The article goes on to review the following key points, specific to SLBs:
1. Align the SLB terms and conditions with the SLB framework
2. SLB specific risk factors and disclaimers
3. Redemption provisions
4. Failure to report need not be an event of default
5. Be clear with your recalculation language
6. Identify tax and accounting implications early on
7. Exercise caution with ECB eligibility
8. Seek to ensure credibility of KPIs, SPTs and implications of failing to hit SPTs
9. Manage your marketing material
10. Consider enhanced due diligence
It also notes that this is an evolving market and the Mayer Brown team is beginning to see other innovations that are presumably in early stages—including the increased use of “sustainability co-ordinator” mandate letters, step-down instruments and mechanisms linked to non-cash penalties, such as charitable donations and carbon credits.
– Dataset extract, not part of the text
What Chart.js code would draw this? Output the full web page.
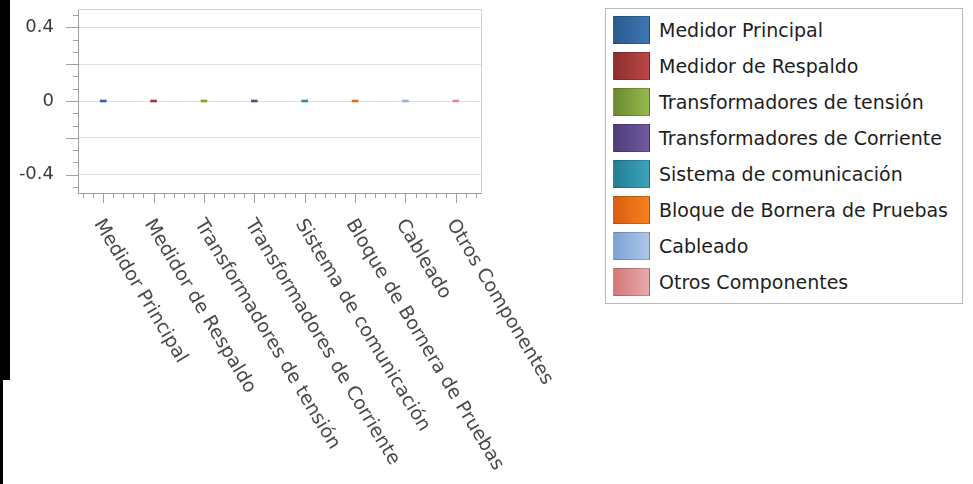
<!DOCTYPE html>
<html>
<head>
<meta charset="utf-8">
<script src="https://cdn.jsdelivr.net/npm/chart.js@4.4.0/dist/chart.umd.min.js"></script>
<style>
  html, body { margin: 0; padding: 0; background: #fff; }
  body { width: 973px; height: 484px; position: relative; overflow: hidden; font-family: "DejaVu Sans", sans-serif; }
  #strip1 { position: absolute; left: 0; top: 0; width: 10px; height: 380px; background: #000; }
  #strip2 { position: absolute; left: 0; top: 380px; width: 3px; height: 104px; background: #000; }
  #wrap { position: absolute; left: 0; top: 0; width: 590px; height: 484px; }
  #legend { position: absolute; left: 605px; top: 8px; width: 358px; height: 296px; box-sizing: border-box; border: 1px solid #b8b8b8; background: #fff; }
  .item { position: absolute; left: 7px; height: 28px; }
  .sw { position: absolute; left: 0; top: 0; width: 37px; height: 28px; box-sizing: border-box; border: 1px solid rgba(0,0,0,0.18); }
  .lt { position: absolute; left: 46px; top: 0; line-height: 28px; font-size: 19px; color: #1e1e1e; white-space: nowrap; }
</style>
</head>
<body>
<div id="strip1"></div><div id="strip2"></div>
<div id="wrap"><canvas id="c" width="590" height="484"></canvas></div>
<div id="legend"></div>
<script>
// ---- data ----
const categories = ["Medidor Principal", "Medidor de Respaldo", "Transformadores de tensión", "Transformadores de Corriente", "Sistema de comunicación", "Bloque de Bornera de Pruebas", "Cableado", "Otros Componentes"];
const seriesNames = categories.slice();
const seriesValues = [0, 0, 0, 0, 0, 0, 0, 0];
const yGridValues = [-0.4, -0.2, 0, 0.2, 0.4];
const yLabelValues = [-0.4, 0, 0.4];
const yTickLabels = ["-0.4", "0", "0.4"];
const seriesColors = ["#33659e", "#a33b3b", "#7fa23c", "#5e4a8c", "#2f8fa8", "#e86e16", "#93b4de", "#dc9090"];
const swatchDark = ["#2b5a8e", "#8e2f2f", "#6b8a2e", "#4f3d78", "#237f96", "#d9600f", "#7ea3d6", "#d47878"];
const swatchLight = ["#3e76b5", "#bb4646", "#95ba4c", "#7059a3", "#3ca3bb", "#f7801f", "#adc7e8", "#e8abab"];

// ---- legend (HTML) ----
const lg = document.getElementById('legend');
seriesNames.forEach((n, i) => {
  const it = document.createElement('div');
  it.className = 'item';
  it.style.top = (7 + i * 36) + 'px';
  const sw = document.createElement('div');
  sw.className = 'sw';
  sw.style.background = 'linear-gradient(to right,' + swatchDark[i] + ',' + swatchLight[i] + ')';
  const t = document.createElement('div');
  t.className = 'lt';
  t.textContent = n;
  it.appendChild(sw); it.appendChild(t);
  lg.appendChild(it);
});

// ---- chart ----
Chart.defaults.font.family = '"DejaVu Sans", sans-serif';
const datasets = seriesNames.map((n, i) => ({
  label: n,
  data: categories.map((c, j) => (j === i ? seriesValues[i] : null)),
  backgroundColor: seriesColors[i],
  borderWidth: 0,
  barThickness: 6,
  minBarLength: 2,
  skipNull: true
}));

const axisColor = '#a0a0a0';
const decor = {
  id: 'decor',
  afterDraw(chart) {
    const ctx = chart.ctx;
    const ca = chart.chartArea;
    const xs = chart.scales.x, ys = chart.scales.y;
    ctx.save();
    // frame top/right
    ctx.strokeStyle = '#d0d0d0';
    ctx.lineWidth = 1;
    ctx.beginPath();
    ctx.moveTo(ca.left, Math.round(ca.top) + 0.5);
    ctx.lineTo(Math.round(ca.right) + 0.5, Math.round(ca.top) + 0.5);
    ctx.lineTo(Math.round(ca.right) + 0.5, ca.bottom);
    ctx.stroke();
    // y ticks
    ctx.strokeStyle = axisColor;
    ctx.beginPath();
    const step = 0.2 / 3;
    for (let k = -7; k <= 7; k++) {
      const v = k * step;
      const y = Math.round(ys.getPixelForValue(v)) + 0.5;
      const major = (k % 3 === 0);
      ctx.moveTo(ca.left - (major ? 12 : 5), y);
      ctx.lineTo(ca.left, y);
    }
    // x ticks
    const cw = xs.getPixelForValue(1) - xs.getPixelForValue(0);
    for (let i = 0; i < categories.length; i++) {
      const cx = xs.getPixelForValue(i);
      for (let k = -2; k <= 2; k++) {
        const x = Math.round(cx + k * cw / 5) + 0.5;
        ctx.moveTo(x, ca.bottom);
        ctx.lineTo(x, ca.bottom + (k === 0 ? 10 : 5));
      }
    }
    ctx.stroke();
    // rotated x labels
    ctx.fillStyle = '#4a4a4a';
    ctx.font = '19px "DejaVu Sans", sans-serif';
    ctx.textAlign = 'left';
    ctx.textBaseline = 'top';
    const ang = 59 * Math.PI / 180;
    categories.forEach((c, i) => {
      const cx = xs.getPixelForValue(i);
      ctx.save();
      ctx.translate(cx + 3, ca.bottom + 23);
      ctx.rotate(ang);
      ctx.fillText(c, 0, 0);
      ctx.restore();
    });
    ctx.restore();
  }
};

new Chart(document.getElementById('c'), {
  type: 'bar',
  data: { labels: categories, datasets },
  options: {
    responsive: false,
    animation: false,
    layout: { padding: { left: 0, top: 9, right: 109, bottom: 0 } },
    plugins: { legend: { display: false }, tooltip: { enabled: false } },
    scales: {
      x: {
        type: 'category',
        offset: true,
        grid: { display: false },
        border: { color: axisColor },
        ticks: { display: false },
        afterFit(s) { s.height = 291; s.paddingLeft = 0; s.paddingRight = 0; }
      },
      y: {
        min: -0.5, max: 0.5,
        afterBuildTicks(s) { s.ticks = yGridValues.map(v => ({ value: v })); },
        grid: { color: '#dedede', drawTicks: false },
        border: { color: axisColor },
        ticks: {
          padding: 24,
          color: '#3c3c3c',
          font: { size: 18 },
          callback(v) {
            const idx = yLabelValues.findIndex(t => Math.abs(t - v) < 1e-9);
            return idx >= 0 ? yTickLabels[idx] : '';
          }
        },
        afterFit(s) { s.width = 78; s.paddingTop = 0; s.paddingBottom = 0; }
      }
    }
  },
  plugins: [decor]
});
</script>
</body>
</html>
This recent alert from Richards Layton & Finger summarizes the 2023 proposed amendments to the DGCL expected to be considered by the General Assembly this year. As the alert describes, if adopted, the amendments would make a number of changes to Section 242, which governs procedures for amendments to a company’s certificate of incorporation:
Section 242 will be revised to (i) eliminate the need to obtain the default vote of stockholders for charter amendments effecting specified types of forward stock splits and associated increases in the authorized number of shares, and (ii) reduce the minimum stockholder vote required to authorize a charter amendment increasing or decreasing the authorized shares of a class, or effecting a reverse split of the shares of a class, in circumstances where the shares of such class are listed on a national securities exchange immediately before the amendment becomes effective and meet the listing requirements of such exchange after the amendment becomes effective.
You heard that right! Here’s more:
New Section 242(d)(2) provides that a corporation may amend its certificate of incorporation to increase or decrease the authorized shares of a class of stock, or to effect a reverse stock split in respect of a class of stock, without obtaining the vote or votes otherwise required by Section 242(b) (i.e., at least a majority in voting power of the outstanding stock entitled to vote thereon) if (i) the shares subject to the reverse stock split are listed on a national exchange immediately before the amendment becomes effective and such corporation meets the listing requirement of such exchange relating to the minimum number of holders immediately after the amendment becomes effective, (ii) at a meeting of stockholders at which a vote is taken for and against the proposed amendment, the votes cast for the amendment exceed the votes cast against the amendment, and (iii) the amendment increases or decreases the number of shares of a class of stock that has not opted out of the class vote pursuant to the last sentence of Section 242(b)(2) (which sentence provides that an amendment to the certificate of incorporation to increase or decrease the authorized shares of a class, which would otherwise require a separate vote of the holders of the class, may be approved by the holders of the stock entitled to vote), the votes cast for the amendment by the holders of such class exceed the votes cast against the amendment by the holders of such class.
The proposed DGCL amendments would be a welcome development for Delaware companies with a large retail base to avoid any AMC-like legal Rummikub in the future!